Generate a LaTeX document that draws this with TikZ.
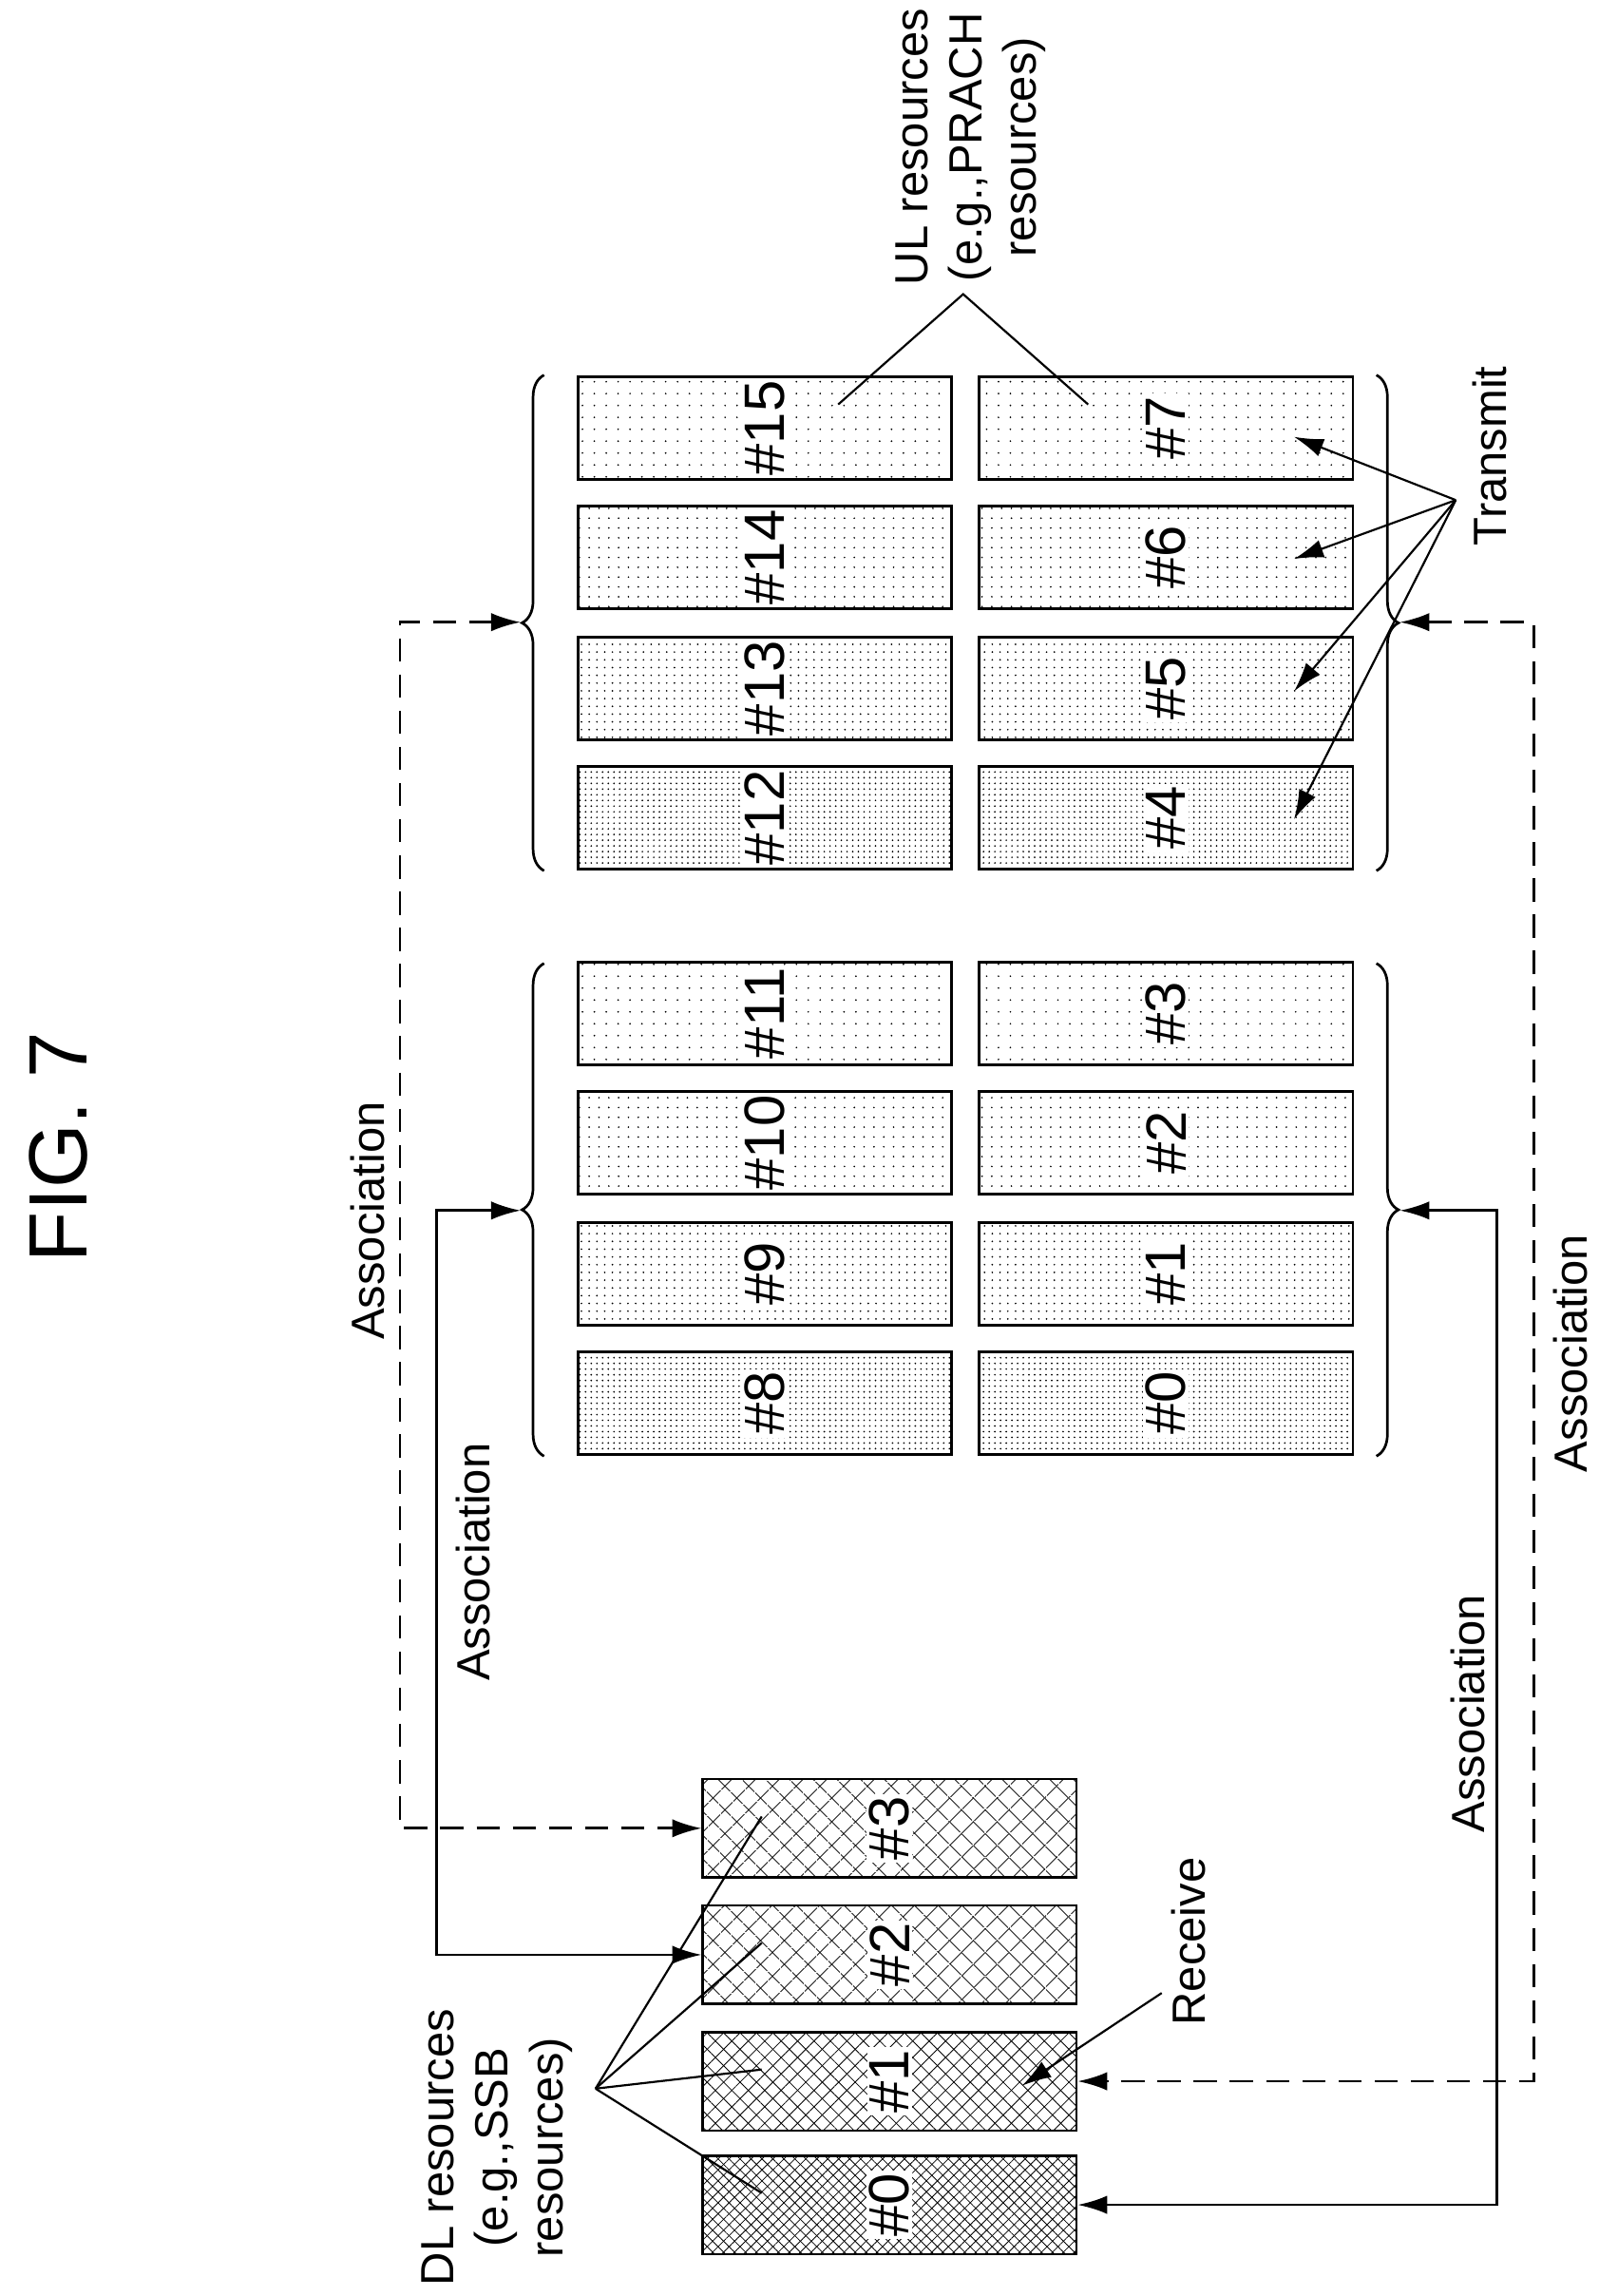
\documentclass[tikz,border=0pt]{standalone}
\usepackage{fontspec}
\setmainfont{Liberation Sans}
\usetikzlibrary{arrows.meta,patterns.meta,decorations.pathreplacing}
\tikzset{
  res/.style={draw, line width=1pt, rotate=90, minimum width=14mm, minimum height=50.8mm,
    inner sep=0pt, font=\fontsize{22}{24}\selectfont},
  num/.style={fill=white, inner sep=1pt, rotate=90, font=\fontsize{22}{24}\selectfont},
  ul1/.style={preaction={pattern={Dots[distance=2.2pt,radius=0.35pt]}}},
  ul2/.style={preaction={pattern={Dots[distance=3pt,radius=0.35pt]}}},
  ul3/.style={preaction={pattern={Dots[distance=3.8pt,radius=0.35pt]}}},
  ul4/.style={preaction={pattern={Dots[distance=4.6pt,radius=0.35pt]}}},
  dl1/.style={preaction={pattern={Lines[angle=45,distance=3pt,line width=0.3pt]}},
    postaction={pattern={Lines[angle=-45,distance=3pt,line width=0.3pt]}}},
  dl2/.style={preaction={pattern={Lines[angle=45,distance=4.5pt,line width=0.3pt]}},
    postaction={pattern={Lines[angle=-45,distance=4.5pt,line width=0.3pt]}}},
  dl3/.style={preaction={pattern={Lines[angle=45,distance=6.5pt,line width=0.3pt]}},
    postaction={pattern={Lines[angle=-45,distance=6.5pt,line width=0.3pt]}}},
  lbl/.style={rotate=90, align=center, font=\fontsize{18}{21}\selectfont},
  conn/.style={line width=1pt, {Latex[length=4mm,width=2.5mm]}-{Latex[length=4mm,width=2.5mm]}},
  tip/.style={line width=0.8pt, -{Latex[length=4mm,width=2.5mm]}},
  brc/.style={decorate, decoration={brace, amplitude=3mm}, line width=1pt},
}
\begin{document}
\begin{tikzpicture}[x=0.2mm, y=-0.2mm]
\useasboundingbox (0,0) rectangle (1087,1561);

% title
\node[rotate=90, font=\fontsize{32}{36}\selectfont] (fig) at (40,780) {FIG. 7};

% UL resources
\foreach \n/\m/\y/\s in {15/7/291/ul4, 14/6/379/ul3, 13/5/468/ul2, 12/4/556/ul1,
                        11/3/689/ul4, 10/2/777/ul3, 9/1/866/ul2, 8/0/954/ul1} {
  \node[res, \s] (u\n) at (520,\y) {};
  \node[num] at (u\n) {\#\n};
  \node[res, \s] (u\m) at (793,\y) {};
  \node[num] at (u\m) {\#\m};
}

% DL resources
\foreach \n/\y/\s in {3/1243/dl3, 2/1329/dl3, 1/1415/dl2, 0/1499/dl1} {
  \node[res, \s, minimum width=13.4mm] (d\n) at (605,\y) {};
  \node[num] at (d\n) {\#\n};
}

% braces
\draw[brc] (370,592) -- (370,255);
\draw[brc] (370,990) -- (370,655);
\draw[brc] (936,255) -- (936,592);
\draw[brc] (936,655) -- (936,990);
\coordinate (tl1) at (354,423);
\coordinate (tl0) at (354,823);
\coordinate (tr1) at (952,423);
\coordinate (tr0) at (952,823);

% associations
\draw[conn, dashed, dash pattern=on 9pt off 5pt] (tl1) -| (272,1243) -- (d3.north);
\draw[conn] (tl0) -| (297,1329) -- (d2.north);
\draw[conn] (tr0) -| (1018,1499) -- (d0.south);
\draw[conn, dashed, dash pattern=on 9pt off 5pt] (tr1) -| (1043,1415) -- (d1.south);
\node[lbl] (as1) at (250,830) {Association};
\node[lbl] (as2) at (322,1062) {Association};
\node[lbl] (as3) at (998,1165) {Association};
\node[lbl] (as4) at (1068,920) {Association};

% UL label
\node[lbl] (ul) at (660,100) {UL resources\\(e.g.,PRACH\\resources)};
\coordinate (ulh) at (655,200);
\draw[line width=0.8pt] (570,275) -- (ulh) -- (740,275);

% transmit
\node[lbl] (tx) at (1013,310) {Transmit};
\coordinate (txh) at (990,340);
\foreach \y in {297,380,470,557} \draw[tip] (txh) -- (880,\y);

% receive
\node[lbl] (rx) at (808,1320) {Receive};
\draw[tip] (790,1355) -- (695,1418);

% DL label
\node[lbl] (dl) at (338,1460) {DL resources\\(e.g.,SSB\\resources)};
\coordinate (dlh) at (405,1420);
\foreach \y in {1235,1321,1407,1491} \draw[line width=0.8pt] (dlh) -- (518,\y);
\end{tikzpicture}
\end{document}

**EXERCISE AIM**
Transcribe the material exactly, and leave out whatever pictures it holds.

**ANSWER TO THIS PROBLEM**
Generate a LaTeX document that draws this with TikZ.
\documentclass[tikz,border=0pt]{standalone}
\usepackage{fontspec}
\setmainfont{Liberation Sans}
\usetikzlibrary{arrows.meta,patterns.meta,decorations.pathreplacing}
\tikzset{
  res/.style={draw, line width=1pt, rotate=90, minimum width=14mm, minimum height=50.8mm,
    inner sep=0pt, font=\fontsize{22}{24}\selectfont},
  num/.style={fill=white, inner sep=1pt, rotate=90, font=\fontsize{22}{24}\selectfont},
  ul1/.style={preaction={pattern={Dots[distance=2.2pt,radius=0.35pt]}}},
  ul2/.style={preaction={pattern={Dots[distance=3pt,radius=0.35pt]}}},
  ul3/.style={preaction={pattern={Dots[distance=3.8pt,radius=0.35pt]}}},
  ul4/.style={preaction={pattern={Dots[distance=4.6pt,radius=0.35pt]}}},
  dl1/.style={preaction={pattern={Lines[angle=45,distance=3pt,line width=0.3pt]}},
    postaction={pattern={Lines[angle=-45,distance=3pt,line width=0.3pt]}}},
  dl2/.style={preaction={pattern={Lines[angle=45,distance=4.5pt,line width=0.3pt]}},
    postaction={pattern={Lines[angle=-45,distance=4.5pt,line width=0.3pt]}}},
  dl3/.style={preaction={pattern={Lines[angle=45,distance=6.5pt,line width=0.3pt]}},
    postaction={pattern={Lines[angle=-45,distance=6.5pt,line width=0.3pt]}}},
  lbl/.style={rotate=90, align=center, font=\fontsize{18}{21}\selectfont},
  conn/.style={line width=1pt, {Latex[length=4mm,width=2.5mm]}-{Latex[length=4mm,width=2.5mm]}},
  tip/.style={line width=0.8pt, -{Latex[length=4mm,width=2.5mm]}},
  brc/.style={decorate, decoration={brace, amplitude=3mm}, line width=1pt},
}
\begin{document}
\begin{tikzpicture}[x=0.2mm, y=-0.2mm]
\useasboundingbox (0,0) rectangle (1087,1561);

% title
\node[rotate=90, font=\fontsize{32}{36}\selectfont] (fig) at (40,780) {FIG. 7};

% UL resources
\foreach \n/\m/\y/\s in {15/7/291/ul4, 14/6/379/ul3, 13/5/468/ul2, 12/4/556/ul1,
                        11/3/689/ul4, 10/2/777/ul3, 9/1/866/ul2, 8/0/954/ul1} {
  \node[res, \s] (u\n) at (520,\y) {};
  \node[num] at (u\n) {\#\n};
  \node[res, \s] (u\m) at (793,\y) {};
  \node[num] at (u\m) {\#\m};
}

% DL resources
\foreach \n/\y/\s in {3/1243/dl3, 2/1329/dl3, 1/1415/dl2, 0/1499/dl1} {
  \node[res, \s, minimum width=13.4mm] (d\n) at (605,\y) {};
  \node[num] at (d\n) {\#\n};
}

% braces
\draw[brc] (370,592) -- (370,255);
\draw[brc] (370,990) -- (370,655);
\draw[brc] (936,255) -- (936,592);
\draw[brc] (936,655) -- (936,990);
\coordinate (tl1) at (354,423);
\coordinate (tl0) at (354,823);
\coordinate (tr1) at (952,423);
\coordinate (tr0) at (952,823);

% associations
\draw[conn, dashed, dash pattern=on 9pt off 5pt] (tl1) -| (272,1243) -- (d3.north);
\draw[conn] (tl0) -| (297,1329) -- (d2.north);
\draw[conn] (tr0) -| (1018,1499) -- (d0.south);
\draw[conn, dashed, dash pattern=on 9pt off 5pt] (tr1) -| (1043,1415) -- (d1.south);
\node[lbl] (as1) at (250,830) {Association};
\node[lbl] (as2) at (322,1062) {Association};
\node[lbl] (as3) at (998,1165) {Association};
\node[lbl] (as4) at (1068,920) {Association};

% UL label
\node[lbl] (ul) at (660,100) {UL resources\\(e.g.,PRACH\\resources)};
\coordinate (ulh) at (655,200);
\draw[line width=0.8pt] (570,275) -- (ulh) -- (740,275);

% transmit
\node[lbl] (tx) at (1013,310) {Transmit};
\coordinate (txh) at (990,340);
\foreach \y in {297,380,470,557} \draw[tip] (txh) -- (880,\y);

% receive
\node[lbl] (rx) at (808,1320) {Receive};
\draw[tip] (790,1355) -- (695,1418);

% DL label
\node[lbl] (dl) at (338,1460) {DL resources\\(e.g.,SSB\\resources)};
\coordinate (dlh) at (405,1420);
\foreach \y in {1235,1321,1407,1491} \draw[line width=0.8pt] (dlh) -- (518,\y);
\end{tikzpicture}
\end{document}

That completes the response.